Pursuant to the requirements of the Investment Company Act of 1940, the Applicants have signed this Application on the 26th day of July, 2013.

 

OFS Capital Corporation
By:   /s/ Glenn R. Pittson
  Name:  Glenn R. Pittson
  Title:    Chief Executive Officer
OFS Capital Management, LLC
By:   /s/ Glenn R. Pittson
  Name:  Glenn R. Pittson
  Authorized Person


EXHIBIT A

VERIFICATION

The undersigned states that he has duly executed the attached exemptive application dated July 26, 2013 for and on behalf of OFS Capital Corporation (the “Company”); that he is the Chief Executive Officer of such company; and that all action by stockholders, directors, and other bodies necessary to authorize the undersigned to execute and file such instrument has been taken.

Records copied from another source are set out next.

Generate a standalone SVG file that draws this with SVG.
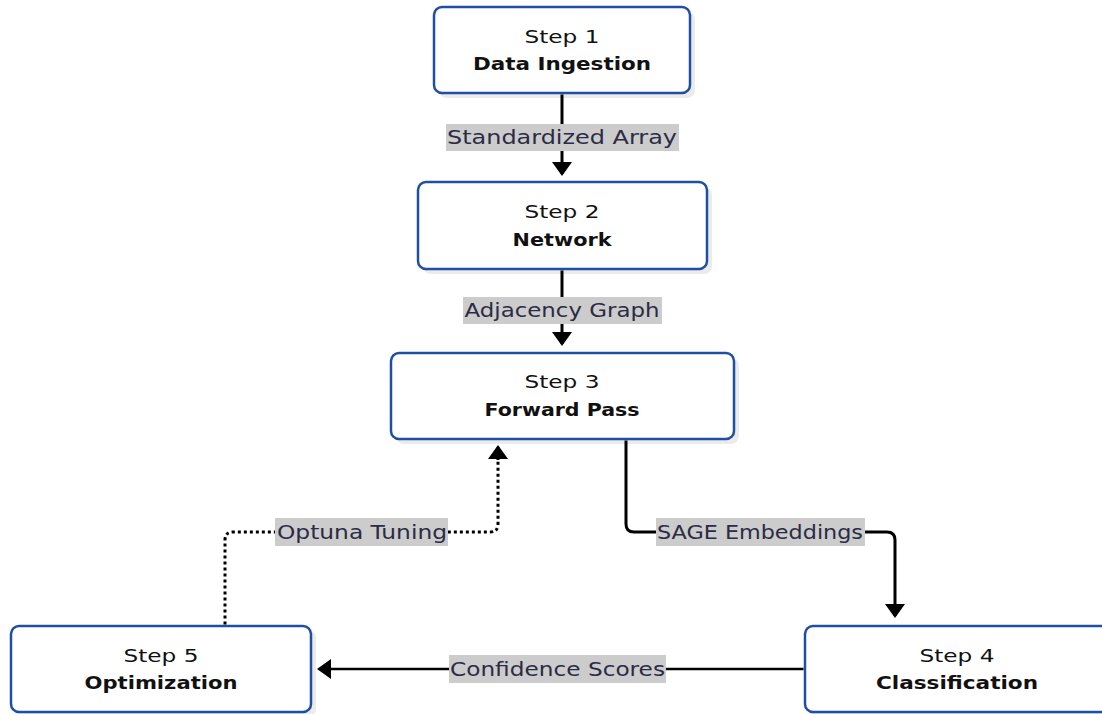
<svg xmlns="http://www.w3.org/2000/svg" width="1102" height="714" viewBox="0 0 1102 714">
<style>
.shadow{fill:#ebebeb}
.box{fill:#ffffff;stroke:#1f4fa3;stroke-width:2.5}
.t1{font-family:"DejaVu Sans","Liberation Sans",sans-serif;font-size:18px;fill:#111111;text-anchor:middle}
.t2{font-family:"DejaVu Sans","Liberation Sans",sans-serif;font-size:18px;font-weight:bold;fill:#111111;text-anchor:middle}
.lbg{fill:#cccccc}
.lt{font-family:"DejaVu Sans","Liberation Sans",sans-serif;font-size:19px;fill:#2b2b45;text-anchor:middle}
.edge{fill:none;stroke:#000000;stroke-width:3}
.dot{fill:none;stroke:#000000;stroke-width:3;stroke-dasharray:3 3}
</style>
<defs>
<marker id="arr" markerUnits="userSpaceOnUse" markerWidth="22" markerHeight="22" viewBox="0 0 14 22" refX="12" refY="11" orient="auto">
<path d="M0,1 L14,11 L0,21 z" fill="#000000"/>
</marker>
</defs>
<g id="step1">
<rect class="shadow" x="439" y="12" width="256" height="86" rx="8"/>
<rect class="box" x="434" y="7" width="256" height="86" rx="8"/>
<text class="t1" x="562" y="43" textLength="75" lengthAdjust="spacingAndGlyphs">Step 1</text>
<text class="t2" x="562" y="70" textLength="178" lengthAdjust="spacingAndGlyphs">Data Ingestion</text>
</g>
<g id="step2">
<rect class="shadow" x="423" y="187" width="289" height="87" rx="8"/>
<rect class="box" x="418" y="182" width="289" height="87" rx="8"/>
<text class="t1" x="562" y="218" textLength="75" lengthAdjust="spacingAndGlyphs">Step 2</text>
<text class="t2" x="562" y="246" textLength="99" lengthAdjust="spacingAndGlyphs">Network</text>
</g>
<g id="step3">
<rect class="shadow" x="396" y="358" width="343" height="86" rx="8"/>
<rect class="box" x="391" y="353" width="343" height="86" rx="8"/>
<text class="t1" x="562" y="388" textLength="75" lengthAdjust="spacingAndGlyphs">Step 3</text>
<text class="t2" x="562" y="416" textLength="155" lengthAdjust="spacingAndGlyphs">Forward Pass</text>
</g>
<g id="step4">
<rect class="shadow" x="809" y="630" width="306" height="87" rx="8"/>
<rect class="box" x="805" y="626" width="306" height="86" rx="8"/>
<text class="t1" x="957" y="662" textLength="75" lengthAdjust="spacingAndGlyphs">Step 4</text>
<text class="t2" x="957" y="689" textLength="162" lengthAdjust="spacingAndGlyphs">Classification</text>
</g>
<g id="step5">
<rect class="shadow" x="16" y="630" width="300" height="87" rx="8"/>
<rect class="box" x="11" y="626" width="300" height="86" rx="8"/>
<text class="t1" x="161" y="662" textLength="75" lengthAdjust="spacingAndGlyphs">Step 5</text>
<text class="t2" x="161" y="689" textLength="153" lengthAdjust="spacingAndGlyphs">Optimization</text>
</g>
<g id="connectors">
<path class="edge" d="M562,94.5 V174" marker-end="url(#arr)"/>
<path class="edge" d="M562,270.5 V344" marker-end="url(#arr)"/>
<path class="edge" d="M626,440.5 V524 Q626,532 634,532 H887 Q895,532 895,540 V616" marker-end="url(#arr)"/>
<path class="edge" style="stroke-width:2.5" d="M803.5,669 H319" marker-end="url(#arr)"/>
<path class="dot" d="M225,624.5 V540 Q225,532 233,532 H490 Q498,532 498,524 V458"/>
<path class="edge" d="M498,460 V447" marker-end="url(#arr)"/>
<g id="label-standardized">
<rect class="lbg" x="446" y="124" width="233" height="27"/>
<text class="lt" x="562" y="144" textLength="230" lengthAdjust="spacingAndGlyphs">Standardized Array</text>
</g>
<g id="label-adjacency">
<rect class="lbg" x="463" y="297" width="199" height="27"/>
<text class="lt" x="562" y="317" textLength="195" lengthAdjust="spacingAndGlyphs">Adjacency Graph</text>
</g>
<g id="label-sage">
<rect class="lbg" x="656" y="518" width="209" height="28"/>
<text class="lt" x="760" y="539" textLength="206" lengthAdjust="spacingAndGlyphs">SAGE Embeddings</text>
</g>
<g id="label-optuna">
<rect class="lbg" x="275" y="518" width="173" height="28"/>
<text class="lt" x="362" y="539" textLength="170" lengthAdjust="spacingAndGlyphs">Optuna Tuning</text>
</g>
<g id="label-confidence">
<rect class="lbg" x="449" y="655" width="217" height="28"/>
<text class="lt" x="557.5" y="676" textLength="215" lengthAdjust="spacingAndGlyphs">Confidence Scores</text>
</g>
</g>
</svg>
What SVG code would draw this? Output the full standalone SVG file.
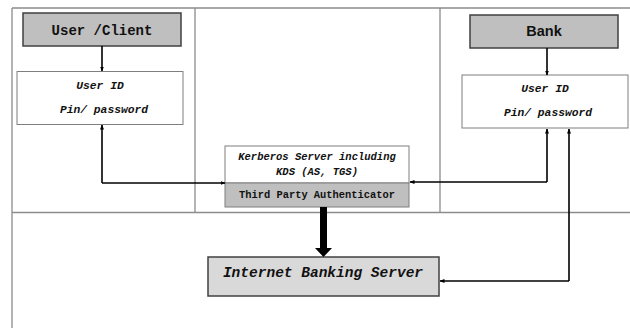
<svg xmlns="http://www.w3.org/2000/svg" width="630" height="328" viewBox="0 0 630 328">
<style>
.frame{stroke:#8c8c8c;stroke-width:1.3;fill:none}
.box{fill:#ffffff;stroke:#7f7f7f;stroke-width:1}
.hdr{fill:#bfbfbf;stroke:#404040;stroke-width:1.5}
.mono{font-family:"Liberation Mono","DejaVu Sans Mono",monospace;font-weight:bold;fill:#111}
.it{font-style:italic}
.c{stroke:#000;stroke-width:1.6;fill:none}
</style>
<defs>
<marker id="ah" viewBox="0 0 10 10" refX="9" refY="5" markerWidth="5" markerHeight="5" orient="auto" markerUnits="userSpaceOnUse">
<path d="M0,1 L10,5 L0,9 z" fill="#000"/>
</marker>
</defs>
<g id="frame">
<path class="frame" d="M12,8 H630 M12,8 V328 M12,212.5 H630 M195,8 V212.5 M440,8 V212.5"/>
</g>
<g id="user-client">
<rect class="hdr" x="23" y="13" width="158" height="33"/>
<text class="mono" x="102" y="34.5" font-size="14" text-anchor="middle">User /Client</text>
</g>
<g id="user-id-left">
<rect class="box" x="17" y="71.5" width="166" height="53"/>
<text class="mono it" x="100" y="89" font-size="11.3" text-anchor="middle">User ID</text>
<text class="mono it" x="104" y="113" font-size="11.3" text-anchor="middle">Pin/ password</text>
</g>
<g id="bank">
<rect class="hdr" x="470" y="15" width="148" height="33"/>
<text x="544" y="36" font-family="'Liberation Sans',Arial,sans-serif" font-weight="bold" font-size="14.5" fill="#111" text-anchor="middle">Bank</text>
</g>
<g id="user-id-right">
<rect class="box" x="462" y="75" width="166" height="53"/>
<text class="mono it" x="545" y="92" font-size="11.3" text-anchor="middle">User ID</text>
<text class="mono it" x="548" y="116" font-size="11.3" text-anchor="middle">Pin/ password</text>
</g>
<g id="kerberos">
<rect class="box" x="225" y="146" width="184" height="37"/>
<text class="mono it" x="317" y="160" font-size="10.5" text-anchor="middle">Kerberos Server including</text>
<text class="mono it" x="317" y="175" font-size="10.5" text-anchor="middle">KDS (AS, TGS)</text>
</g>
<g id="third-party">
<rect x="225" y="183" width="184" height="24" fill="#bfbfbf" stroke="#7f7f7f" stroke-width="1"/>
<text class="mono" x="317" y="198" font-size="10.4" text-anchor="middle">Third Party Authenticator</text>
</g>
<g id="internet-banking">
<rect x="208" y="257" width="231" height="39" fill="#d9d9d9" stroke="#404040" stroke-width="1.5"/>
<text class="mono it" x="323" y="277" font-size="14.5" text-anchor="middle">Internet Banking Server</text>
</g>
<g id="connectors">
<line class="c" x1="102" y1="46" x2="102" y2="71" marker-end="url(#ah)"/>
<line class="c" x1="547" y1="48" x2="547" y2="75" marker-end="url(#ah)"/>
<path class="c" d="M102,183 V125" marker-end="url(#ah)"/>
<path class="c" d="M102,183 H225" marker-end="url(#ah)"/>
<path class="c" d="M547,182 V129" marker-end="url(#ah)"/>
<path class="c" d="M547,182 H410" marker-end="url(#ah)"/>
<path class="c" d="M569,281 V129" marker-end="url(#ah)"/>
<path class="c" d="M569,281 H440" marker-end="url(#ah)"/>
<path d="M320,207 H327 V248 H332 L323.5,257 L315,248 H320 Z" fill="#000"/>
</g>
</svg>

The undersigned further states that he has duly executed the attached exemptive application for and on behalf of OFS Capital Management, LLC, and that all actions necessary to authorize the undersigned to execute and file such instrument have been taken. The undersigned further states that he is familiar with such instrument, and the contents thereof, and that the facts therein set forth are true to the best of his knowledge, information and belief.

 

/s/ Glenn R. Pittson
Name:  Glenn R. Pittson
Date:    July 26, 2013


EXHIBIT B

Resolution of the Board of Directors of OFS Capital Corporation

FURTHER RESOLVED, that the Authorized Officers be, and each of them hereby is, authorized, empowered and directed, by and on behalf of the Company, to execute and file any applications for exemptive relief, and any amendments deemed necessary or appropriate thereto, and any other related documents, including, but not limited to, requests for no-action relief or interpretative positions under the Securities Act of 1933, as amended, the Securities Exchange Act of 1934, as amended or the Investment Company Act of 1940, as amended, or any other applicable federal or state securities laws, as such Authorized Officers, in their sole discretion, deem necessary, appropriate or advisable in order to effectuate the transactions contemplated therein and the relief sought thereby.